---------- EXERCISE INPUTS ----------

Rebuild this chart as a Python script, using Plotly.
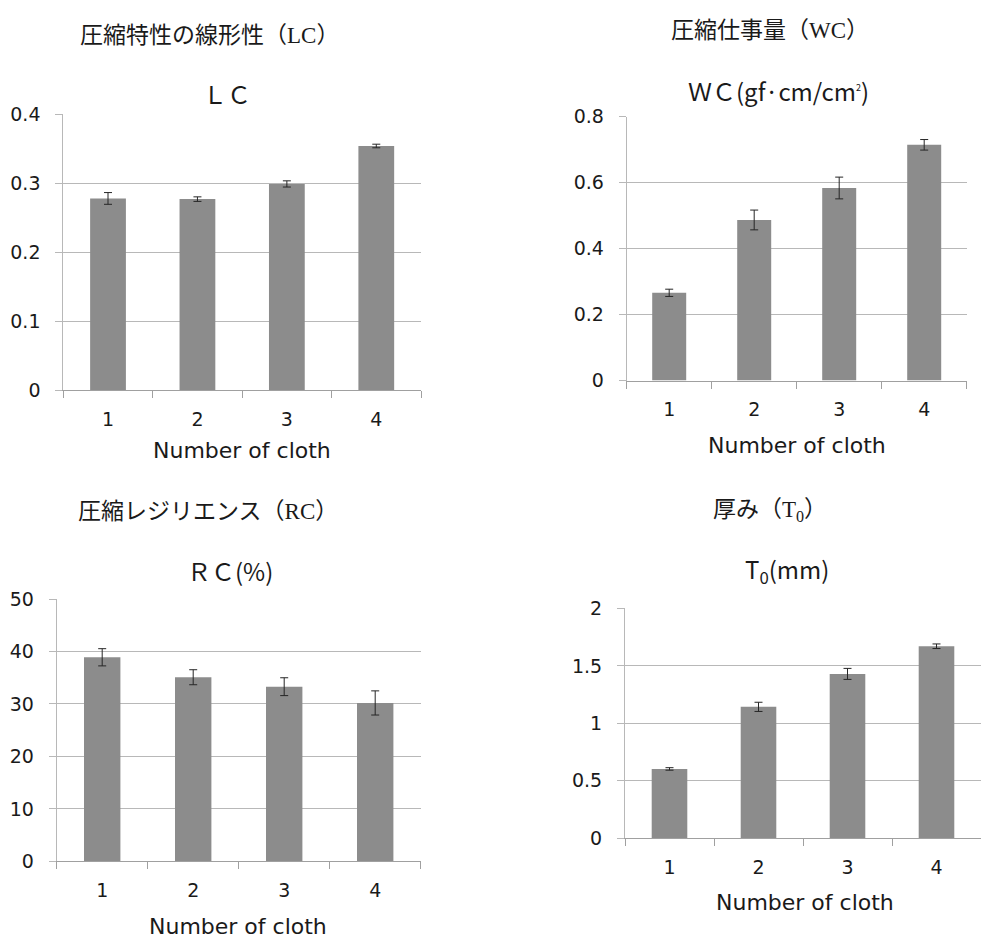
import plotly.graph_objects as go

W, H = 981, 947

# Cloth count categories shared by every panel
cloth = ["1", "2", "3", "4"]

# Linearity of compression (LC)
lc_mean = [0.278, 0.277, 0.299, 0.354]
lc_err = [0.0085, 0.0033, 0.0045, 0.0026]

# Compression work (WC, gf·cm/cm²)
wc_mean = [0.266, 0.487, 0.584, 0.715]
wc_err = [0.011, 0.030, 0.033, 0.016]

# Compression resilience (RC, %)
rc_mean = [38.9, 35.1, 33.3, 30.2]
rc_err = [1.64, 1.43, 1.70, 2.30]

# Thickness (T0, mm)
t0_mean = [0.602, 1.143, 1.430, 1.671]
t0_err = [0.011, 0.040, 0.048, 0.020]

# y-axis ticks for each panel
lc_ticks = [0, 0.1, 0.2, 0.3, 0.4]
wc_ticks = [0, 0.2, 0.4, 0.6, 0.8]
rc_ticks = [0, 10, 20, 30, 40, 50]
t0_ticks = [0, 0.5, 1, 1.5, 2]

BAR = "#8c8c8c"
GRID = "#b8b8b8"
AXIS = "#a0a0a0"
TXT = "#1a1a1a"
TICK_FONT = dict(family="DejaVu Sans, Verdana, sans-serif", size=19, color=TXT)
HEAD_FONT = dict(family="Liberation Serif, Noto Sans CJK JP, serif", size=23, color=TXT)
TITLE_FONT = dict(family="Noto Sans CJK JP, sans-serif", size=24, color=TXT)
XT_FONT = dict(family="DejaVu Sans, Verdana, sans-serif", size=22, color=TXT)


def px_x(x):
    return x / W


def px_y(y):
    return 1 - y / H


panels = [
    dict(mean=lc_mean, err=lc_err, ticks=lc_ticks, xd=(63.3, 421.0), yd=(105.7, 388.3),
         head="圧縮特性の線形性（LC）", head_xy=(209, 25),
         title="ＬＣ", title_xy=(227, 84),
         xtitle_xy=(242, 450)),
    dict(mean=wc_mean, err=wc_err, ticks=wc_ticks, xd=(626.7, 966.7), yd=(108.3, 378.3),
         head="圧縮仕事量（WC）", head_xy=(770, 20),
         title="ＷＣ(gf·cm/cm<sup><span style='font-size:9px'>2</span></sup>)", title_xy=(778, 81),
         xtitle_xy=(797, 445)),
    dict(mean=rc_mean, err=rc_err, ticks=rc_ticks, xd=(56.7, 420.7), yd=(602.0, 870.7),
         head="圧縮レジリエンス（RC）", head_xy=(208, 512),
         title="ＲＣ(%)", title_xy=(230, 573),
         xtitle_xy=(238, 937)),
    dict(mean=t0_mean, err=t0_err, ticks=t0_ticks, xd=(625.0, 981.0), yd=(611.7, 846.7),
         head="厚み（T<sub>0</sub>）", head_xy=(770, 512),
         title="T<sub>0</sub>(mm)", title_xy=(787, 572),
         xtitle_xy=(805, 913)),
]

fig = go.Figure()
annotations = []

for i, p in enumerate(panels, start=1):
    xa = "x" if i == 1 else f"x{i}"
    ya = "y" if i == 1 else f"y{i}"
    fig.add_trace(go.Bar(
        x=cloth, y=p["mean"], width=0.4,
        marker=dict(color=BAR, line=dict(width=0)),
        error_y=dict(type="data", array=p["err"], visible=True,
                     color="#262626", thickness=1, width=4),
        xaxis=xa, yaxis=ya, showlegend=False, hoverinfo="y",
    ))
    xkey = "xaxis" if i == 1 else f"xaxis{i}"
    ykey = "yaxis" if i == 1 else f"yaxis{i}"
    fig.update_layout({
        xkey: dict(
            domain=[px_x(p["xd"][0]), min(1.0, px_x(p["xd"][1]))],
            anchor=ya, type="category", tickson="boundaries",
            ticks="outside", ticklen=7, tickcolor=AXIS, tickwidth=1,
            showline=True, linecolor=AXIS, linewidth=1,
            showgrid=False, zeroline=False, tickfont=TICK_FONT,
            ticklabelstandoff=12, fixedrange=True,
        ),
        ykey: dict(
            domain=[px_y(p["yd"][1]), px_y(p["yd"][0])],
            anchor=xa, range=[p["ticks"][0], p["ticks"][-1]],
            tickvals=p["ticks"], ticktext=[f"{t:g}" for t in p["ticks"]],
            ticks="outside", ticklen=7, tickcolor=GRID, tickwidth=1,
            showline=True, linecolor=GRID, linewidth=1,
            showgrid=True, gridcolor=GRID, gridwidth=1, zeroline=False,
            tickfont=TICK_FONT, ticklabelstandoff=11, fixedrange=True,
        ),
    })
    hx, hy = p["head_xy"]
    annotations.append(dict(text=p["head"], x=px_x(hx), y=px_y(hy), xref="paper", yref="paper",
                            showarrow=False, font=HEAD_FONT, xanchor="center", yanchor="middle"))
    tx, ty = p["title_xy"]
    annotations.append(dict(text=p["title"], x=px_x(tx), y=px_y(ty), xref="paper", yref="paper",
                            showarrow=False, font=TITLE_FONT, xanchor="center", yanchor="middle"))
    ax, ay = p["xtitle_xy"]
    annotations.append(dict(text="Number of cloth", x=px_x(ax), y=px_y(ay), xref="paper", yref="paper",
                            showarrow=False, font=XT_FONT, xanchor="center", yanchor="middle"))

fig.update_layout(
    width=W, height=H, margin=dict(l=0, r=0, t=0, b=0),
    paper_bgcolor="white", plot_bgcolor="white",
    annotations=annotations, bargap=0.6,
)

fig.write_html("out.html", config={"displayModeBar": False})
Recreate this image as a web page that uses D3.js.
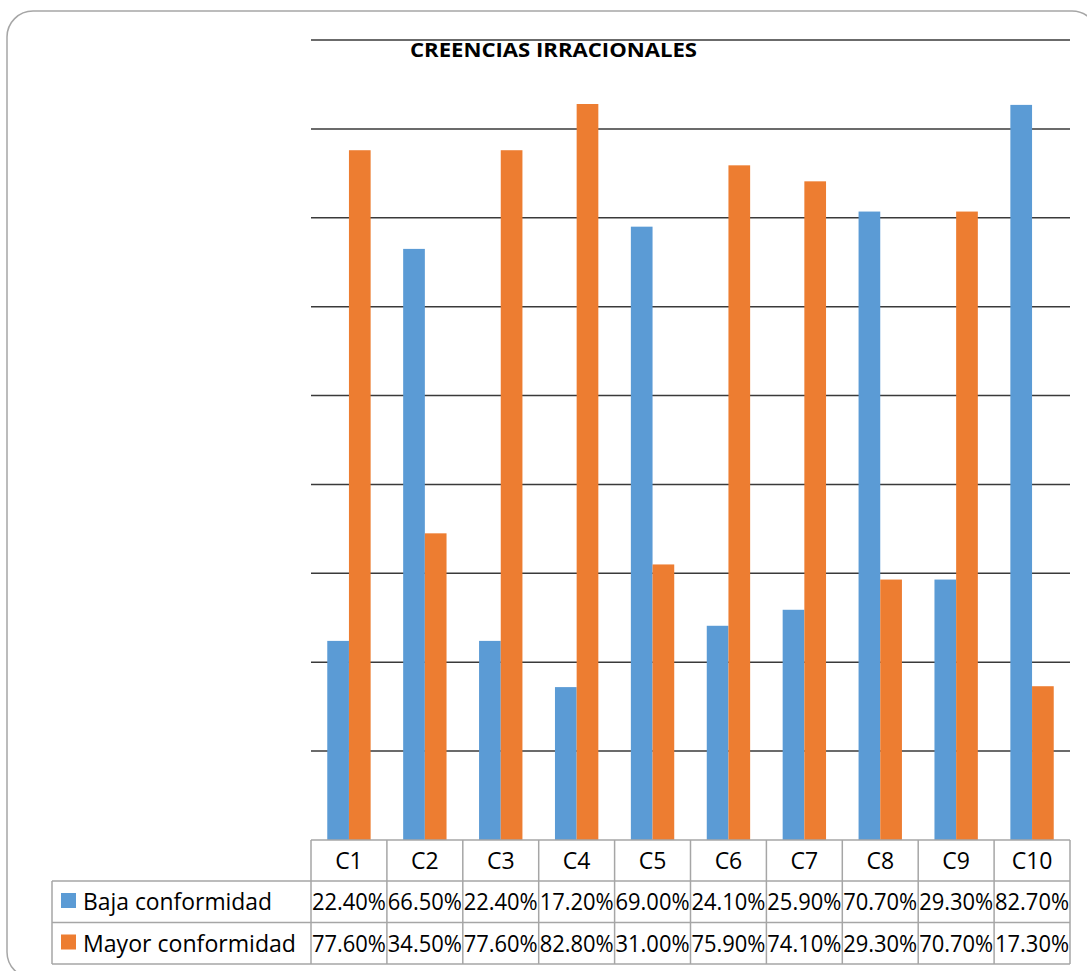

----------

**REQUIREMENTS**
Restate, line by line and word for word, everything from the top of the material through the line that contains "return 1 - y / H". Leave pictures out.

**ANSWER IN FULL**
Rebuild this chart as a Python script, using Plotly.
import plotly.graph_objects as go

W, H = 981, 947

# Cloth count categories shared by every panel
cloth = ["1", "2", "3", "4"]

# Linearity of compression (LC)
lc_mean = [0.278, 0.277, 0.299, 0.354]
lc_err = [0.0085, 0.0033, 0.0045, 0.0026]

# Compression work (WC, gf·cm/cm²)
wc_mean = [0.266, 0.487, 0.584, 0.715]
wc_err = [0.011, 0.030, 0.033, 0.016]

# Compression resilience (RC, %)
rc_mean = [38.9, 35.1, 33.3, 30.2]
rc_err = [1.64, 1.43, 1.70, 2.30]

# Thickness (T0, mm)
t0_mean = [0.602, 1.143, 1.430, 1.671]
t0_err = [0.011, 0.040, 0.048, 0.020]

# y-axis ticks for each panel
lc_ticks = [0, 0.1, 0.2, 0.3, 0.4]
wc_ticks = [0, 0.2, 0.4, 0.6, 0.8]
rc_ticks = [0, 10, 20, 30, 40, 50]
t0_ticks = [0, 0.5, 1, 1.5, 2]

BAR = "#8c8c8c"
GRID = "#b8b8b8"
AXIS = "#a0a0a0"
TXT = "#1a1a1a"
TICK_FONT = dict(family="DejaVu Sans, Verdana, sans-serif", size=19, color=TXT)
HEAD_FONT = dict(family="Liberation Serif, Noto Sans CJK JP, serif", size=23, color=TXT)
TITLE_FONT = dict(family="Noto Sans CJK JP, sans-serif", size=24, color=TXT)
XT_FONT = dict(family="DejaVu Sans, Verdana, sans-serif", size=22, color=TXT)


def px_x(x):
    return x / W


def px_y(y):
    return 1 - y / H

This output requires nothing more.